I currently have a Docker setup that I’m really happy with consisting of a NUC running minimal Ubuntu server. I only run 5 containers but kinda need them to be pretty reliable (i.e. my whole home becomes pretty annoying to use if HA has downtime):

  • HomeAssistant
  • ESPHome
  • MQTT
  • Scrypted
  • Static nginx instance

My desire for reliability is at odds with my stronger desire to avoid spending time on maintenance - I work in front of computers the last thing I want to do is fix my own IT woes! Therefore to avoid having to perform manual updates etc I have a small cron task that weekly:

  • Does a full unattended apt upgrade
  • runs “docker compose pull” and “docker compose up -d” for all containers.

This is all done with via a YOLO SLA approach with no continual backups and no rollback possibilities 🤦‍♂️

This is the bit that scares me - everything has been (surprisingly) fine for around 18 months but I am fully aware one bad update could really ruin my day especially with no downgrade path.

I was wondering if anyone could recommend a more appliance based system that I could use to essentially monitor, upgrade and manage both the host OS and containers. My googling isn’t turning up much unfortunately. Ideally I’d like features such as:

  • Docker compose support
  • Automated backups (preferably with S3 support)
  • Unattended container upgrades
  • Container health monitoring.
  • Rollback support if an upgrade goes bad
  • A nice web UI

I don’t care if this is software/hardware, free/paid (within reason) I just want something really simple that is designed for reliability and uptime.

Many thanks

  • ervwalter@alien.topB
    link
    fedilink
    English
    arrow-up
    1
    ·
    10 months ago

    I accomplish what you are looking for more or less, but it’s not an appliance–it’s a system of tools that I setup myself and maintain (which I enjoy). But it sounds like you want to avoid doing that.

    My solution includes:

    • A small Proxmox cluster so that if any single host dies, VMs can move to another host. This cluster approach is only necessary to protect against hardware failure–if that isn’t something you care to protect against initially, you can do all of the rest with only a single Proxmox host
    • On that proxmox cluster, a few VMs. I run these are VMs because that makes it super easy to snapshot each VM before making experimental changes (i.e. trivial rollback) and super easy to backup each VM to my NAS (again easy rollback for unplanned problems that get introduced without me noticing right away)
      • A VM for Home Assistant. I prefer Home Assistant OS to running it in a docker container myself. It is easier for me to manage this way.
      • A VM for just scrypted.
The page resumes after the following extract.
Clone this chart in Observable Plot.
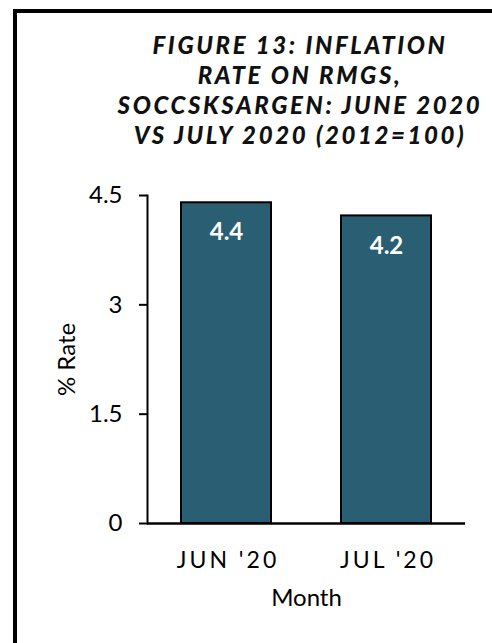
<!DOCTYPE html>
<html><head><meta charset="utf-8">
<script src="https://cdn.jsdelivr.net/npm/d3@7"></script>
<script src="https://cdn.jsdelivr.net/npm/@observablehq/plot@0.6"></script>
<style>
body{margin:0;background:#fff;}
#wrap{position:relative;width:492px;height:643px;overflow:hidden;font-family:Lato,sans-serif;background:#fff;}
#border{position:absolute;left:13px;top:9px;width:600px;height:800px;border-left:4px solid #000;border-top:4px solid #000;z-index:2;pointer-events:none;}
#title{position:absolute;left:100px;width:400px;top:30px;text-align:center;font-weight:900;font-style:italic;font-size:24px;line-height:30px;letter-spacing:2.6px;color:#111;margin:0;}
#chart{position:absolute;left:0;top:150px;}
#chart [aria-label="x-axis tick label"] text{letter-spacing:3px;}
</style></head>
<body>
<div id="wrap">
<div id="border"></div>
<div id="title">FIGURE 13: INFLATION<br>RATE ON RMGS,<br>SOCCSKSARGEN: JUNE 2020<br>VS JULY 2020 (2012=100)</div>
<div id="chart"></div>
</div>
<script>
const months = ["JUN '20", "JUL '20"];
const rates = [4.4, 4.22];
const yTicks = [0, 1.5, 3, 4.5];
const yLabel = "% Rate";
const xLabel = "Month";

const data = months.map((m, i) => ({month: m, rate: rates[i]}));

const chart = Plot.plot({
  width: 492, height: 493,
  marginLeft: 147, marginRight: 27, marginTop: 45, marginBottom: 120,
  style: {fontFamily: "Lato, sans-serif", fontSize: "24px", color: "#000", background: "transparent", overflow: "visible"},
  x: {domain: months, paddingInner: 0.44, paddingOuter: 0.21, label: null},
  y: {domain: [0, 4.5], label: null},
  marks: [
    Plot.barY(data, {x: "month", y: "rate", fill: "#2a5f73", stroke: "#000", strokeWidth: 2}),
    Plot.ruleY([0], {stroke: "#000", strokeWidth: 2.5}),
    Plot.frame({anchor: "left", stroke: "#000", strokeWidth: 2}),
    Plot.axisY(yTicks, {tickSize: 8, tickPadding: 17, strokeWidth: 2, label: null, fontSize: 24, tickFormat: d => String(d)}),
    Plot.axisX({tickSize: 0, tickPadding: 28, label: null, dx: 1.5, fontSize: 23}),
    Plot.text(data, {x: "month", y: "rate", text: d => d.rate.toFixed(1), dy: 30, fill: "#fff", fontWeight: "bold", fontSize: 24}),
    Plot.text([yLabel], {frameAnchor: "left", textAnchor: "middle", lineAnchor: "middle", rotate: -90, dx: -80, fontSize: 24}),
    Plot.text([xLabel], {frameAnchor: "bottom", textAnchor: "middle", lineAnchor: "middle", dy: 75, fontSize: 24})
  ]
});
document.getElementById("chart").appendChild(chart);
</script>
</body></html>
Scrypted is easier to deploy if you can put it in network host most which could in theory interfere with other docker containers, so I keep it on an isolated VM. Extra VMs are easy with proxmox so there is little downside.
      • A VM running docker where most everything else runs. Docker containers are managed via portainer using docker-compose files
        • Docker compose files (called “stacks” in portainer) life in a private github and when I make changes it github, they portainer pulls them down and updates the running containers with the new compose file.
        • I run the Renovate bot on my github repo which notices when my containers are out of date and creates a Pull Request with a recommended upgrade. I can either manually approve those or create rules to auto merge them.
        • Because all the docker-compose files are in a git repo, rolling back after a problematic upgrade is usually trivial (unless the data got converted as part of an upgrade which might require restoring a VM backup in the worst case)
      • A VM running ubuntu I use for development (connected to remotely with Visual Studio Code). This is also the linux VM that I use to launch ansible playbooks to remotely do things like apt upgrades on the other VMs (HA excluded).
    • One of the containers I run is uptime-kuma which monitors general health of all my other services and notifies me via telegram and email if a VM or container dies or starts to look unhealthy.
    • Another container I run is homepage which is a dashboard that lets me get to all my services and also has widgets to surface more health information.

    This is not at all turnkey and took some time to put together, but I find it to be relatively low ongoing maintenance now that it is setup. And I have pretty good high availability and great rollback/recovery support in the event that something goes sideways with an upgrade or some configuration change I make manually.